Actually, Cameron Crowe's directed only six movies. Six. And how many great movies has he directed? The answer's either one or none, and that depends on how much you like Jerry Maguire.
Cameron Crowe is good at catchphrases, at images, at memorable moments, but he's not that good at whole movies. We don't know about you, but we can't remember a single gall-dang thing from Say Anything except John Cusack with the stereo. (Wait -- there was a scene with John Mahoney...in a bathtub...we think.)
And what was Jerry Maguire, except two "Where's the beef?"-quality catchphrases and a whole lot of muddled plot? (She loves him. She leaves him. They get married. They split. They get back together. She leaves him? He catches a touchdown. The end.) And what was Almost Famous beyond being Kate Hudson's onscreen debutante debut? Vanilla Sky was well-intentioned but disastrous. Elizabethtown is, by most advance accounts, worse than that. That's two yeas and three nays, which means you've got to absolutely adore Singles just to put Cameron Crowe at .500.

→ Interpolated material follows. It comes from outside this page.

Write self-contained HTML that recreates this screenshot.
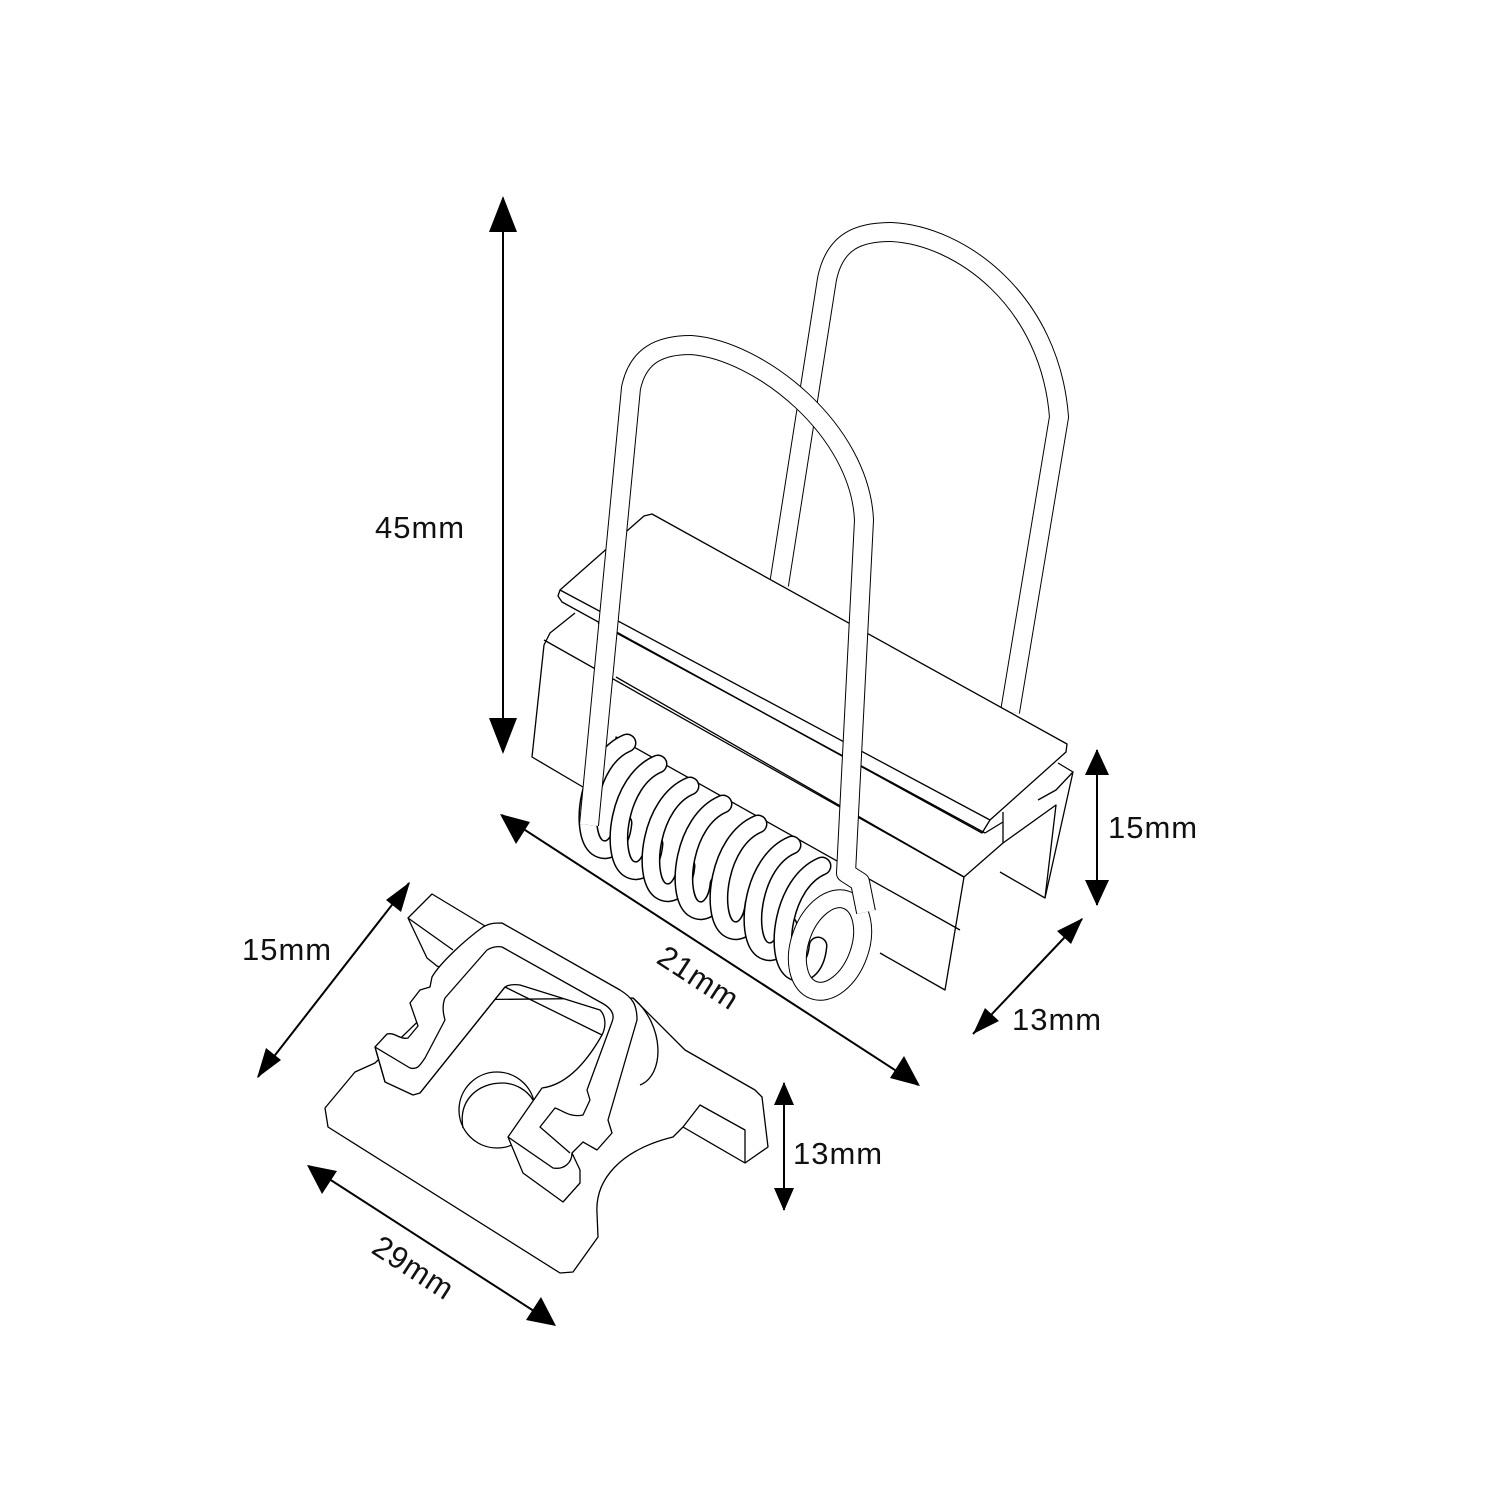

What's odd about Crowe is how pervasive his influence is, or seems to be; there are so many movies that feel like they could have been directed by him (Serendipity comes to mind), mostly because lesser directors steal his actors and his tricks. Likable lead, comely lady, ol' time rock 'n' roll song for the trailer. All this bad-Xerox mimicry has made Crowe seem like the voice of a generation -- much as John Hughes once was. Yet in his own films, all Crowe can do is spout slogans; he's a voice with nothing to say.
At their core, Crowe's movies are distressingly anodyne: Be nice. Play fair. Walk wide-eyed into this world, and appreciate its wonder, especially when said wonder unfurls to a song by Elton John.

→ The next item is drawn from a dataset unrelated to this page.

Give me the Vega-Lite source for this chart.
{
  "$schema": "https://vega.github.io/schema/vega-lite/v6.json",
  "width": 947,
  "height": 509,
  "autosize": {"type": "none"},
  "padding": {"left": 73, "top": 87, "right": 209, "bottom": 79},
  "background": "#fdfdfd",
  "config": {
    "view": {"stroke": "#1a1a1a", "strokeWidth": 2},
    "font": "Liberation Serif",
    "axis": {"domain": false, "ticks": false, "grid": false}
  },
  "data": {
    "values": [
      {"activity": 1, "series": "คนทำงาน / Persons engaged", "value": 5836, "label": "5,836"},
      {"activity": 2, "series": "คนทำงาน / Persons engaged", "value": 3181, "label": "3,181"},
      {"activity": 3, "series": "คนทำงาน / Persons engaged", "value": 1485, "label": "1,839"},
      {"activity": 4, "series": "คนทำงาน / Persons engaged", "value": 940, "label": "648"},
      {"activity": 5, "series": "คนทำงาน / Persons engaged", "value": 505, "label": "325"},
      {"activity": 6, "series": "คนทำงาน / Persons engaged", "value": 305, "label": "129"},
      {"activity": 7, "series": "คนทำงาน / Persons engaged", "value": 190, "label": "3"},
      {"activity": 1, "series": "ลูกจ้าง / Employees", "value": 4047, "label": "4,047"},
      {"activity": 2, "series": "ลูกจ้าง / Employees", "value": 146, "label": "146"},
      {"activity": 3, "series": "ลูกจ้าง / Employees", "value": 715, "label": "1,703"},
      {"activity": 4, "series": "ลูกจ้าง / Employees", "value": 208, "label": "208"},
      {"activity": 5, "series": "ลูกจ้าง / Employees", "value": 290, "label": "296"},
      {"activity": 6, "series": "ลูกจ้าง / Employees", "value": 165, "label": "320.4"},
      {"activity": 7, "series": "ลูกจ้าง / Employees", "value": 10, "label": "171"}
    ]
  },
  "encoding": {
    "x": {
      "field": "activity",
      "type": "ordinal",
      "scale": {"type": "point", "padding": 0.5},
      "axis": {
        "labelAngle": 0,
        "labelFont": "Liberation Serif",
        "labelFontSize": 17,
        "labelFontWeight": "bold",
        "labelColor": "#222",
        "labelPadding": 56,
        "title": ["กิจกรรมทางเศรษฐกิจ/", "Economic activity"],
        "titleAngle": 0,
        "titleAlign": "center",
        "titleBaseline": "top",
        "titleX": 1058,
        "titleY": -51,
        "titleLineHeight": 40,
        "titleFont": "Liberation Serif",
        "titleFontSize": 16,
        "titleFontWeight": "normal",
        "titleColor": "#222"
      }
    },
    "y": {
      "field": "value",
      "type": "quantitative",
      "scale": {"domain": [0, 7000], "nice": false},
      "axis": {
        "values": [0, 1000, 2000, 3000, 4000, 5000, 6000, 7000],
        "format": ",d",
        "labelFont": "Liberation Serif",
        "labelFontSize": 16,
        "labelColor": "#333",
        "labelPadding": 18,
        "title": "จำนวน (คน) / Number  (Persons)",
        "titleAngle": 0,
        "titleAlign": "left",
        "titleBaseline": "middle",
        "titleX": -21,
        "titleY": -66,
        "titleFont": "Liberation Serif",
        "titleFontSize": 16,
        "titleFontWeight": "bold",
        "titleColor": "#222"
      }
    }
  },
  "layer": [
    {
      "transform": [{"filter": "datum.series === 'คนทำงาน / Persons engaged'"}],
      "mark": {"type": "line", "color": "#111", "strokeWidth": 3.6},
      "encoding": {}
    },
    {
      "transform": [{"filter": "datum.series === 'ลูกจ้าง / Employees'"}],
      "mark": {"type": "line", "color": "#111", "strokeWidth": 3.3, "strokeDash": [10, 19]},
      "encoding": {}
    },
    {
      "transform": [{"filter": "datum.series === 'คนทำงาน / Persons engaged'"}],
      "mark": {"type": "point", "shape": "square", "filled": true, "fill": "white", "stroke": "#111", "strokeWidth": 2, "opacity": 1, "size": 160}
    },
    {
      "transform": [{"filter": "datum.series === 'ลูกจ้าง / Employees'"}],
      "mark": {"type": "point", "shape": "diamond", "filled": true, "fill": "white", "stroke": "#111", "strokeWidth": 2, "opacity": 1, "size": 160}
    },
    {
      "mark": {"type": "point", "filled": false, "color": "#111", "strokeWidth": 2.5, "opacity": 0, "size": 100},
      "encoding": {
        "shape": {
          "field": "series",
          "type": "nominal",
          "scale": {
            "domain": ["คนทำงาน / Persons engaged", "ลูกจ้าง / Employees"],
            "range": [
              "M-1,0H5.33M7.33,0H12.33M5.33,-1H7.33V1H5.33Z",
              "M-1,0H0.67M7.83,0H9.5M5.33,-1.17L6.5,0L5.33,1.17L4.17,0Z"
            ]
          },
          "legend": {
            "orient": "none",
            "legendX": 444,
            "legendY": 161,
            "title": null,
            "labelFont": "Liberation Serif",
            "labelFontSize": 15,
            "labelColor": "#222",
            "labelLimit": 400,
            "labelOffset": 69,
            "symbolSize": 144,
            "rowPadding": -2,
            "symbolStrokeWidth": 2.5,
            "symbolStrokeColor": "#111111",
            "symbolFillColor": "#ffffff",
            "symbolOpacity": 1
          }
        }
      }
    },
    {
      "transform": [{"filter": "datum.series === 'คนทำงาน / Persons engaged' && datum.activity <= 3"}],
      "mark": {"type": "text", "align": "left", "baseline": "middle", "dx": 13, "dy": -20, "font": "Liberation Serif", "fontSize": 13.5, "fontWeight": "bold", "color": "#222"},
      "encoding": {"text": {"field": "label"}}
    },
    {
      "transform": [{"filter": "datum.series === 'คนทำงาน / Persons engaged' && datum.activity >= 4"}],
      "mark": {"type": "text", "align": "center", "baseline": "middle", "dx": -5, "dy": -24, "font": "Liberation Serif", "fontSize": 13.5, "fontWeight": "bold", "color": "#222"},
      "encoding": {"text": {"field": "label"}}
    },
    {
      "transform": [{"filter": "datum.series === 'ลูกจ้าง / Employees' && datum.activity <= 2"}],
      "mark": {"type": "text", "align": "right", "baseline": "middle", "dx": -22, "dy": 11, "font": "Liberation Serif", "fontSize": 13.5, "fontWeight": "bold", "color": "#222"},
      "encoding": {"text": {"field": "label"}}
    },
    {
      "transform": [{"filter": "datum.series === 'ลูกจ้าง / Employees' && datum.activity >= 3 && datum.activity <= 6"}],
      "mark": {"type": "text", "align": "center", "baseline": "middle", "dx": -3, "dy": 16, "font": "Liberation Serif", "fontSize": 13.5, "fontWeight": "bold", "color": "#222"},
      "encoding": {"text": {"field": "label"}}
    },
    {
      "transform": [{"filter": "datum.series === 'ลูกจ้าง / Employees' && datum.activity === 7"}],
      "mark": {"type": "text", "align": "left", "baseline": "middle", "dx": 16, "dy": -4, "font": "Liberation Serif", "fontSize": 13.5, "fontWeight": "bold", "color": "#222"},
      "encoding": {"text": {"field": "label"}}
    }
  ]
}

In fact, the most enjoyment we've gotten out of Cameron Crowe in years has nothing to do with him at all. It's that fake trailer for the fake movie Shining that's been circulating the internet for weeks. The most inspired moment in the fake trailer is the use of Peter Gabriel's "Salisbury Hill," so perfectly employed as the Pavlovian cue for all viewers to prepare their hearts for warming. This kind of Easy-Bake moment is exactly what Crowe's best known for, and best at: a moment that effectively cues you to feel something you remember having felt before, rather than inspiring an actual honest emotional response.

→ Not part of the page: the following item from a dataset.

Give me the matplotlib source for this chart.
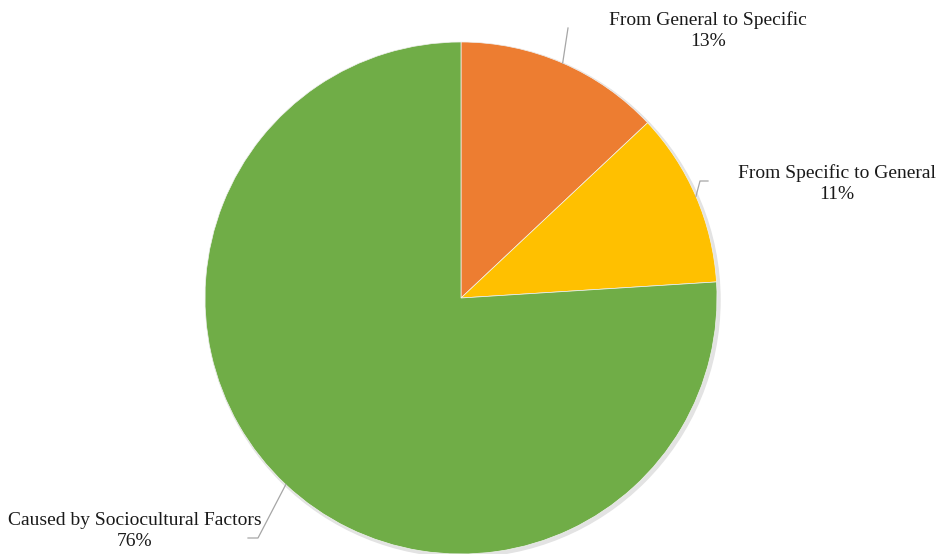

We really were shocked when we saw Crowe had directed just six films. We figured that, like John Hughes, he had dozens under his belt, which would one day be sortable into masterpieces (Ferris Bueller's Day Off, The Breakfast Club); solid B-sides (Sixteen Candles, Weird Science) and forgettable résumé padders (Uncle Buck, Curly Sue).
Then we realized Hughes only ever directed eight films. Eight. Which means Crowe still has two more chances to get this voice-of-a-generation thing right. All he has to do is figure out how to make three masterpieces in his next two films.